Beyond the Jam: How Distributor Safety Crushers Revolutionize Bulk Material Handling Safety & Efficiency
The relentless flow of bulk materials – aggregates, minerals, ores, coal, biomass – forms the lifeblood of countless industries. From towering cement plants and sprawling mining operations to power generation facilities and agricultural processing hubs, efficiently moving vast quantities of raw or processed material is paramount. Yet, this essential flow harbors inherent dangers. Blockages within material distributors (chutes, bins, hoppers) are not mere operational nuisances; they represent significant safety hazards and costly production bottlenecks. Enter the Distributor Safety Crusher (DSC), a sophisticated engineering solution designed specifically to mitigate these risks at their source, transforming material handling from a vulnerability into a pillar of safety and reliability.

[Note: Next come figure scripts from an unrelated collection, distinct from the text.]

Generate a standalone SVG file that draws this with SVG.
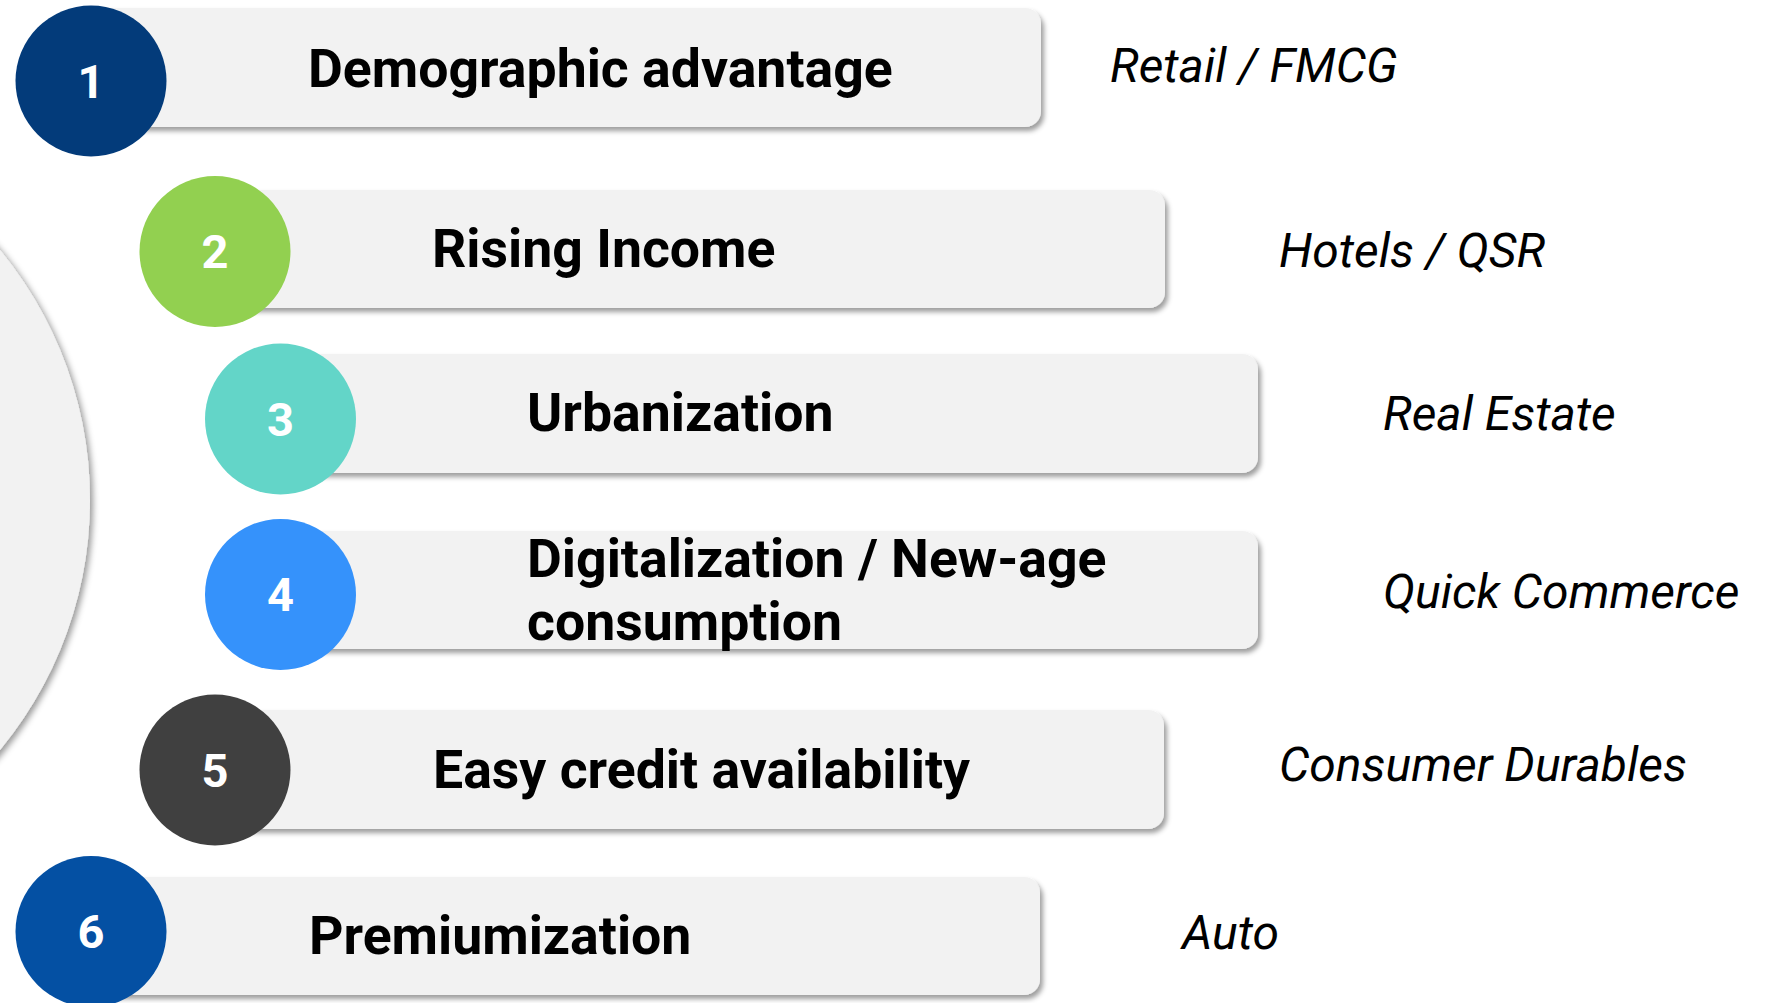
<svg xmlns="http://www.w3.org/2000/svg" width="1770" height="1003" viewBox="0 0 1770 1003">
<defs>
<filter id="sh" x="-5%" y="-20%" width="115%" height="150%">
<feDropShadow dx="3" dy="4" stdDeviation="2.5" flood-color="#000" flood-opacity="0.38"/>
</filter>
<filter id="shc" x="-20%" y="-20%" width="140%" height="140%">
<feDropShadow dx="3" dy="3" stdDeviation="3" flood-color="#000" flood-opacity="0.4"/>
</filter>
</defs>
<style>
.bar{fill:#f2f2f2;filter:url(#sh)}
.num{font-family:Roboto,"Liberation Sans",sans-serif;font-weight:bold;font-size:47px;fill:#fff;text-anchor:middle}
.lbl{font-family:Roboto,"Liberation Sans",sans-serif;font-weight:bold;font-size:53.6px;fill:#000}
.sec{font-family:Roboto,"Liberation Sans",sans-serif;font-style:italic;font-size:48px;fill:#000}
</style>
<rect width="1770" height="1003" fill="#fff"/>
<g id="hub"><circle cx="-302" cy="500" r="392" fill="#f2f2f2" filter="url(#shc)"/></g>
<g id="connectors"></g>
<g id="n1">
<rect class="bar" x="91" y="8" width="950" height="119" rx="16"/>
<circle cx="91" cy="81" r="75.5" fill="#033b7a"/>
<text class="num" x="91" y="98">1</text>
<text class="lbl" x="308" y="87">Demographic advantage</text>
<text class="sec" x="1110" y="82">Retail / FMCG</text>
</g>
<g id="n2">
<rect class="bar" x="215" y="190" width="950" height="118" rx="16"/>
<circle cx="215" cy="251.5" r="75.5" fill="#92d050"/>
<text class="num" x="215" y="268">2</text>
<text class="lbl" x="432" y="267">Rising Income</text>
<text class="sec" x="1279" y="267">Hotels / QSR</text>
</g>
<g id="n3">
<rect class="bar" x="280" y="354" width="978" height="119" rx="16"/>
<circle cx="280.5" cy="419" r="75.5" fill="#63d5c8"/>
<text class="num" x="280.5" y="436">3</text>
<text class="lbl" x="527" y="431">Urbanization</text>
<text class="sec" x="1383" y="430">Real Estate</text>
</g>
<g id="n4">
<rect class="bar" x="280" y="531" width="978" height="118" rx="16"/>
<circle cx="280.5" cy="594.5" r="75.5" fill="#3592fb"/>
<text class="num" x="280.5" y="611">4</text>
<text class="lbl" x="527" y="577">Digitalization / New-age</text>
<text class="lbl" x="527" y="640">consumption</text>
<text class="sec" x="1383" y="608">Quick Commerce</text>
</g>
<g id="n5">
<rect class="bar" x="215" y="710" width="949" height="119" rx="16"/>
<circle cx="215" cy="770" r="75.5" fill="#404040"/>
<text class="num" x="215" y="787">5</text>
<text class="lbl" x="433" y="788">Easy credit availability</text>
<text class="sec" x="1279" y="781">Consumer Durables</text>
</g>
<g id="n6">
<rect class="bar" x="91" y="877" width="949" height="118" rx="16"/>
<circle cx="91" cy="931.5" r="75.5" fill="#0450a3"/>
<text class="num" x="91" y="948">6</text>
<text class="lbl" x="309" y="954">Premiumization</text>
<text class="sec" x="1182" y="949">Auto</text>
</g>
</svg>
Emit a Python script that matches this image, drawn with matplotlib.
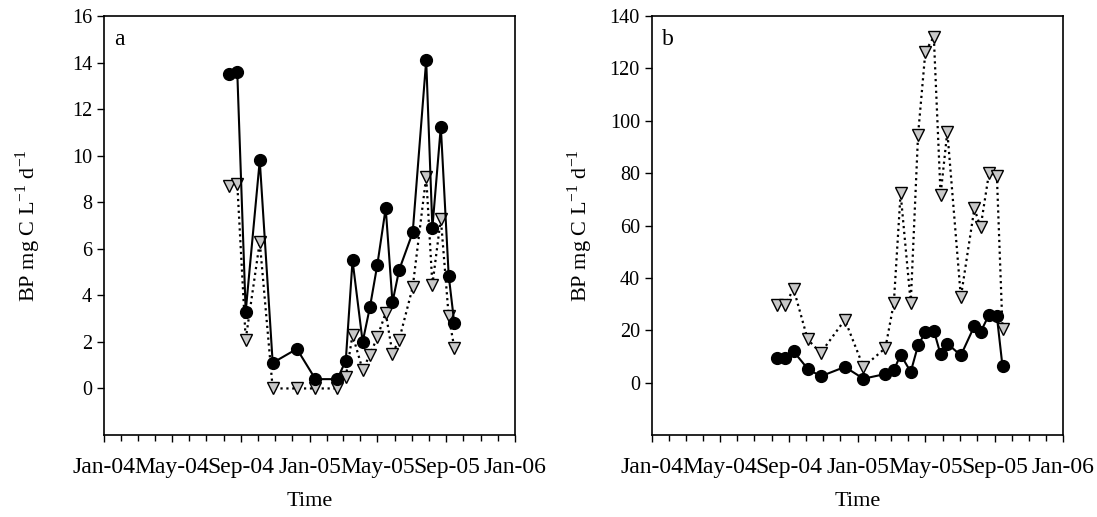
import numpy as np
import matplotlib
matplotlib.use("Agg")
import matplotlib.pyplot as plt
import matplotlib.dates as mdates

plt.rcParams['font.family'] = ['Liberation Serif', 'DejaVu Serif']

# sampling dates (same for both panels)
fechas = np.array(["2004-08-11", "2004-08-25", "2004-09-09", "2004-10-04", "2004-10-27",
                   "2004-12-09", "2005-01-11", "2005-02-19", "2005-03-06", "2005-03-18",
                   "2005-04-05", "2005-04-18", "2005-05-01", "2005-05-16", "2005-05-28",
                   "2005-06-09", "2005-07-03", "2005-07-27", "2005-08-07", "2005-08-22",
                   "2005-09-05", "2005-09-15"], dtype="datetime64[D]")

# panel a
a_circulos = [13.5, 13.6, 3.3, 9.8, 1.1, 1.7, 0.4, 0.4, 1.2, 5.5, 2.0,
              3.5, 5.3, 7.75, 3.7, 5.1, 6.7, 14.1, 6.9, 11.25, 4.85, 2.8]
a_triangulos = [8.7, 8.8, 2.1, 6.3, 0.0, 0.0, 0.0, 0.0, 0.5, 2.3, 0.8,
                1.45, 2.2, 3.25, 1.5, 2.1, 4.35, 9.1, 4.45, 7.3, 3.1, 1.75]

# panel b
b_circulos = [9.5, 9.5, 11.9, 5.3, 2.4, 6.0, 1.5, 3.3, 4.7, 10.7, 4.1,
              14.2, 19.3, 19.9, 10.8, 14.9, 10.4, 21.6, 19.3, 25.9, 25.3, 6.2]
b_triangulos = [29.5, 29.8, 35.8, 16.5, 11.3, 24.0, 6.0, 13.2, 30.5, 72.3, 30.4,
                94.6, 126.4, 132.1, 71.7, 95.9, 32.6, 66.5, 59.3, 80.0, 79.0, 20.6]

paneles = [("a", a_circulos, a_triangulos, (-2, 16), np.arange(0, 17, 2), -0.148),
           ("b", b_circulos, b_triangulos, (-20, 140), np.arange(0, 141, 20), -0.138)]

fig = plt.figure(figsize=(10.97, 5.17), dpi=100)
posiciones = [[0.0948, 0.1586, 0.3747, 0.8104], [0.5941, 0.1586, 0.3752, 0.8104]]

for pos, (letra, circ, tri, ylim, yt, xlab) in zip(posiciones, paneles):
    ax = fig.add_axes(pos)
    ax.plot(fechas, tri, linestyle=":", color="black", linewidth=1.6,
            marker="v", markersize=9, markerfacecolor="#c8c8c8",
            markeredgecolor="black", markeredgewidth=1.0)
    ax.plot(fechas, circ, linestyle="-", color="black", linewidth=1.5,
            marker="o", markersize=8.5, markerfacecolor="black",
            markeredgecolor="black")

    ax.set_xlim(np.datetime64("2004-01-01"), np.datetime64("2006-01-01"))
    ax.set_ylim(*ylim)
    ax.set_yticks(yt)
    ax.xaxis.set_major_locator(mdates.MonthLocator(bymonth=[1, 5, 9]))
    ax.xaxis.set_minor_locator(mdates.MonthLocator())
    ax.xaxis.set_major_formatter(mdates.DateFormatter("%b-%y"))

    ax.tick_params(axis="x", which="major", labelsize=17, length=5, width=1, pad=11)
    ax.tick_params(axis="x", which="minor", length=4, width=1)
    ax.tick_params(axis="y", labelsize=14.5, length=5, width=1)
    for s in ax.spines.values():
        s.set_linewidth(1.2)

    ax.set_xlabel("Time", fontsize=16, labelpad=10)
    ax.set_ylabel(r"BP mg C L$^{\mathregular{-1}}$ d$^{\mathregular{-1}}$", fontsize=16)
    ax.yaxis.set_label_coords(xlab, 0.5)
    ax.text(0.025, 0.945, letra, transform=ax.transAxes, fontsize=17, va="center", ha="left")

fig.savefig("out.png", dpi=100)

The Perilous Problem: Blockages in Material Distribution Systems

Material distributors serve as critical junctions where bulk solids are directed to different process streams or storage locations. However, several factors conspire to create blockages:
1. Material Characteristics: Sticky or cohesive materials (e.g., wet clay, certain ores), those with high moisture content, irregularly shaped lumps, or materials prone to compaction can readily adhere to chute walls or bridge across openings.
2. Design Flaws: Insufficient chute inclination angles, abrupt transitions in flow direction, undersized openings relative to maximum lump size (“ratholing”), inadequate wear liners leading to uneven surfaces that catch material.
3. Operational Issues: Flow rate fluctuations causing surges that pack material down; introduction of oversized lumps or foreign objects (tramp metal); inconsistent feed characteristics.
4. Environmental Factors: Moisture ingress causing caking; temperature changes leading to condensation and freezing.

When a blockage occurs downstream of the distributor outlet valve but before the primary crusher or processing equipment (often within the distributor chute itself), conventional solutions are fraught with peril:
Manual Rodding: Workers attempting to dislodge compacted material using rods through access hatches face extreme risks: sudden release causing high-pressure ejection of material (“silo quake”), engulfment hazards if entering confined spaces improperly (often requiring entry for severe blockages), falls from height near access points.
Water/Air Lancing: Introducing water can worsen cohesion for some materials; air lancing risks creating dust explosions in combustible atmospheres and may not effectively break severe bridges.